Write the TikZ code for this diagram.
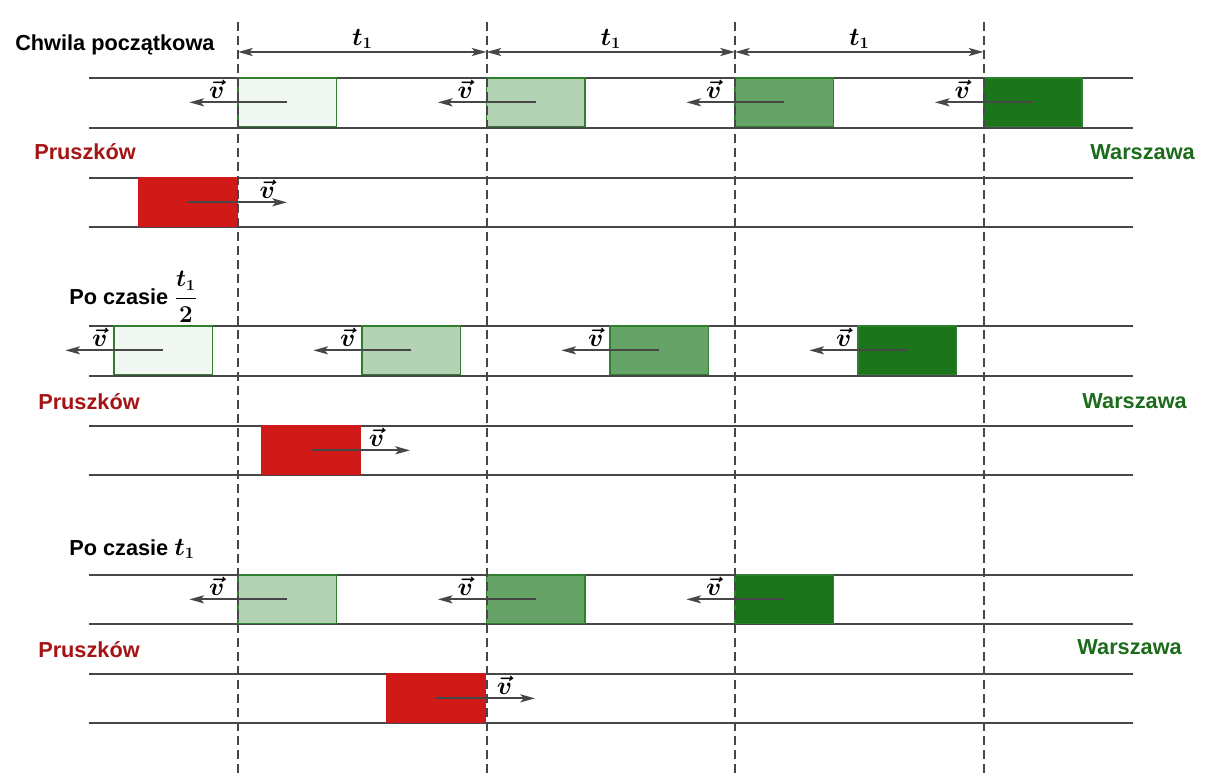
\documentclass[tikz,border=0pt]{standalone}
\usepackage{fontspec}
\usepackage{amsmath,bm}
\setmainfont{Liberation Sans}
\usetikzlibrary{arrows.meta}
\definecolor{dkgreen}{HTML}{1B761B}
\definecolor{lgreen}{HTML}{2F7F2F}
\definecolor{trred}{HTML}{D01A1A}
\definecolor{txred}{HTML}{A51414}
\definecolor{txgreen}{HTML}{1B6B1B}
\definecolor{linegray}{HTML}{474747}
\newcommand{\vv}{\scalebox{1.1}{$\bm{\vec{v}}$}}
\newcommand{\tjeden}{\scalebox{1.1}{$\bm{t_1}$}}
\begin{document}
\begin{tikzpicture}[x=0.75pt, y=-0.75pt, line cap=butt, font=\fontsize{16.3}{19}\selectfont\bfseries,
	>={Stealth[length=11pt, width=6pt, inset=2.5pt]}]
	\tikzset{rail/.style={draw=linegray, line width=1.4pt},
		train/.style={draw=lgreen, line width=1.1pt, minimum width=74pt, minimum height=36.5pt, inner sep=0pt, outer sep=0pt, anchor=north west},
		redtrain/.style={train, draw=trred, fill=trred},
		vel/.style={->, draw=linegray, line width=1.6pt},
		vlab/.style={above, inner sep=2pt},
		guide/.style={draw=linegray, line width=1.5pt, dash pattern=on 6.5pt off 4pt},
		town/.style={inner sep=0pt}}
	\useasboundingbox (0,0) rectangle (1209,781);
	% tory
	\foreach \y in {78,128,178,227,326,376,426,475,575,624,674,723}
		\draw[rail] (89,\y) -- (1133,\y);
	% chwila poczatkowa
	\foreach \x/\c/\n in {238/dkgreen!6/a, 486.5/dkgreen!33/b, 735/dkgreen!67/c, 983.5/dkgreen/d} {
		\node[train, fill=\c] (A\n) at (\x,78) {};
		\coordinate (A\n v) at ([xshift=-73.5pt]A\n.center);
		\draw[vel] (A\n.center) -- (A\n v) node[pos=0.72, vlab]{\vv};
	}
	\node[redtrain] (Ar) at (139,178) {};
	\coordinate (Ar v) at ([xshift=74pt]Ar.center);
	\draw[vel] (Ar.center) -- (Ar v) node[pos=0.8, vlab]{\vv};
	% po czasie t1/2
	\foreach \x/\c/\n in {114/dkgreen!6/a, 362/dkgreen!33/b, 610/dkgreen!67/c, 858/dkgreen/d} {
		\node[train, fill=\c] (B\n) at (\x,326) {};
		\coordinate (B\n v) at ([xshift=-73.5pt]B\n.center);
		\draw[vel] (B\n.center) -- (B\n v) node[pos=0.65, vlab]{\vv};
	}
	\node[redtrain] (Br) at (262,426) {};
	\coordinate (Br v) at ([xshift=74pt]Br.center);
	\draw[vel] (Br.center) -- (Br v) node[pos=0.66, vlab]{\vv};
	% po czasie t1
	\foreach \x/\c/\n in {238/dkgreen!33/a, 486.5/dkgreen!67/b, 735/dkgreen/c} {
		\node[train, fill=\c] (C\n) at (\x,575) {};
		\coordinate (C\n v) at ([xshift=-73.5pt]C\n.center);
		\draw[vel] (C\n.center) -- (C\n v) node[pos=0.72, vlab]{\vv};
	}
	\node[redtrain] (Cr) at (387,674) {};
	\coordinate (Cr v) at ([xshift=74pt]Cr.center);
	\draw[vel] (Cr.center) -- (Cr v) node[pos=0.69, vlab]{\vv};
	% linie przerywane i odstepy t1
	\foreach \x [count=\i] in {238,486.5,735,983.5} {
		\coordinate (T\i) at (\x,52);
		\draw[guide] (\x,22) -- (\x,775);
	}
	\foreach \i/\j in {1/2,2/3,3/4}
		\draw[vel, <->] (T\i) -- (T\j)
			node[midway, vlab, inner sep=1.5pt]{\tjeden};
	% napisy
	\node[town, anchor=west] (chw) at (15,45) {Chwila początkowa};
	\node[town, anchor=west] (po1) at (69,297) {Po czasie \scalebox{1.05}{$\boldsymbol{\dfrac{t_1}{2}}$}};
	\node[town, anchor=west] (po2) at (69,549) {Po czasie \tjeden};
	\node[town, anchor=west, text=txred] (pr1) at (34,152) {Pruszków};
	\node[town, anchor=west, text=txred] (pr2) at (38,402) {Pruszków};
	\node[town, anchor=west, text=txred] (pr3) at (38,650) {Pruszków};
	\node[town, anchor=east, text=txgreen] (wa1) at (1195,152) {Warszawa};
	\node[town, anchor=east, text=txgreen] (wa2) at (1187,401) {Warszawa};
	\node[town, anchor=east, text=txgreen] (wa3) at (1182,647) {Warszawa};
\end{tikzpicture}
\end{document}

-.-.-

* **PROBLEM DESCRIPTION**: Pictures are excluded; copy all other data exactly as shown.

* **TASK SOLUTION**:
Write the TikZ code for this diagram.
\documentclass[tikz,border=0pt]{standalone}
\usepackage{fontspec}
\usepackage{amsmath,bm}
\setmainfont{Liberation Sans}
\usetikzlibrary{arrows.meta}
\definecolor{dkgreen}{HTML}{1B761B}
\definecolor{lgreen}{HTML}{2F7F2F}
\definecolor{trred}{HTML}{D01A1A}
\definecolor{txred}{HTML}{A51414}
\definecolor{txgreen}{HTML}{1B6B1B}
\definecolor{linegray}{HTML}{474747}
\newcommand{\vv}{\scalebox{1.1}{$\bm{\vec{v}}$}}
\newcommand{\tjeden}{\scalebox{1.1}{$\bm{t_1}$}}
\begin{document}
\begin{tikzpicture}[x=0.75pt, y=-0.75pt, line cap=butt, font=\fontsize{16.3}{19}\selectfont\bfseries,
	>={Stealth[length=11pt, width=6pt, inset=2.5pt]}]
	\tikzset{rail/.style={draw=linegray, line width=1.4pt},
		train/.style={draw=lgreen, line width=1.1pt, minimum width=74pt, minimum height=36.5pt, inner sep=0pt, outer sep=0pt, anchor=north west},
		redtrain/.style={train, draw=trred, fill=trred},
		vel/.style={->, draw=linegray, line width=1.6pt},
		vlab/.style={above, inner sep=2pt},
		guide/.style={draw=linegray, line width=1.5pt, dash pattern=on 6.5pt off 4pt},
		town/.style={inner sep=0pt}}
	\useasboundingbox (0,0) rectangle (1209,781);
	% tory
	\foreach \y in {78,128,178,227,326,376,426,475,575,624,674,723}
		\draw[rail] (89,\y) -- (1133,\y);
	% chwila poczatkowa
	\foreach \x/\c/\n in {238/dkgreen!6/a, 486.5/dkgreen!33/b, 735/dkgreen!67/c, 983.5/dkgreen/d} {
		\node[train, fill=\c] (A\n) at (\x,78) {};
		\coordinate (A\n v) at ([xshift=-73.5pt]A\n.center);
		\draw[vel] (A\n.center) -- (A\n v) node[pos=0.72, vlab]{\vv};
	}
	\node[redtrain] (Ar) at (139,178) {};
	\coordinate (Ar v) at ([xshift=74pt]Ar.center);
	\draw[vel] (Ar.center) -- (Ar v) node[pos=0.8, vlab]{\vv};
	% po czasie t1/2
	\foreach \x/\c/\n in {114/dkgreen!6/a, 362/dkgreen!33/b, 610/dkgreen!67/c, 858/dkgreen/d} {
		\node[train, fill=\c] (B\n) at (\x,326) {};
		\coordinate (B\n v) at ([xshift=-73.5pt]B\n.center);
		\draw[vel] (B\n.center) -- (B\n v) node[pos=0.65, vlab]{\vv};
	}
	\node[redtrain] (Br) at (262,426) {};
	\coordinate (Br v) at ([xshift=74pt]Br.center);
	\draw[vel] (Br.center) -- (Br v) node[pos=0.66, vlab]{\vv};
	% po czasie t1
	\foreach \x/\c/\n in {238/dkgreen!33/a, 486.5/dkgreen!67/b, 735/dkgreen/c} {
		\node[train, fill=\c] (C\n) at (\x,575) {};
		\coordinate (C\n v) at ([xshift=-73.5pt]C\n.center);
		\draw[vel] (C\n.center) -- (C\n v) node[pos=0.72, vlab]{\vv};
	}
	\node[redtrain] (Cr) at (387,674) {};
	\coordinate (Cr v) at ([xshift=74pt]Cr.center);
	\draw[vel] (Cr.center) -- (Cr v) node[pos=0.69, vlab]{\vv};
	% linie przerywane i odstepy t1
	\foreach \x [count=\i] in {238,486.5,735,983.5} {
		\coordinate (T\i) at (\x,52);
		\draw[guide] (\x,22) -- (\x,775);
	}
	\foreach \i/\j in {1/2,2/3,3/4}
		\draw[vel, <->] (T\i) -- (T\j)
			node[midway, vlab, inner sep=1.5pt]{\tjeden};
	% napisy
	\node[town, anchor=west] (chw) at (15,45) {Chwila początkowa};
	\node[town, anchor=west] (po1) at (69,297) {Po czasie \scalebox{1.05}{$\boldsymbol{\dfrac{t_1}{2}}$}};
	\node[town, anchor=west] (po2) at (69,549) {Po czasie \tjeden};
	\node[town, anchor=west, text=txred] (pr1) at (34,152) {Pruszków};
	\node[town, anchor=west, text=txred] (pr2) at (38,402) {Pruszków};
	\node[town, anchor=west, text=txred] (pr3) at (38,650) {Pruszków};
	\node[town, anchor=east, text=txgreen] (wa1) at (1195,152) {Warszawa};
	\node[town, anchor=east, text=txgreen] (wa2) at (1187,401) {Warszawa};
	\node[town, anchor=east, text=txgreen] (wa3) at (1182,647) {Warszawa};
\end{tikzpicture}
\end{document}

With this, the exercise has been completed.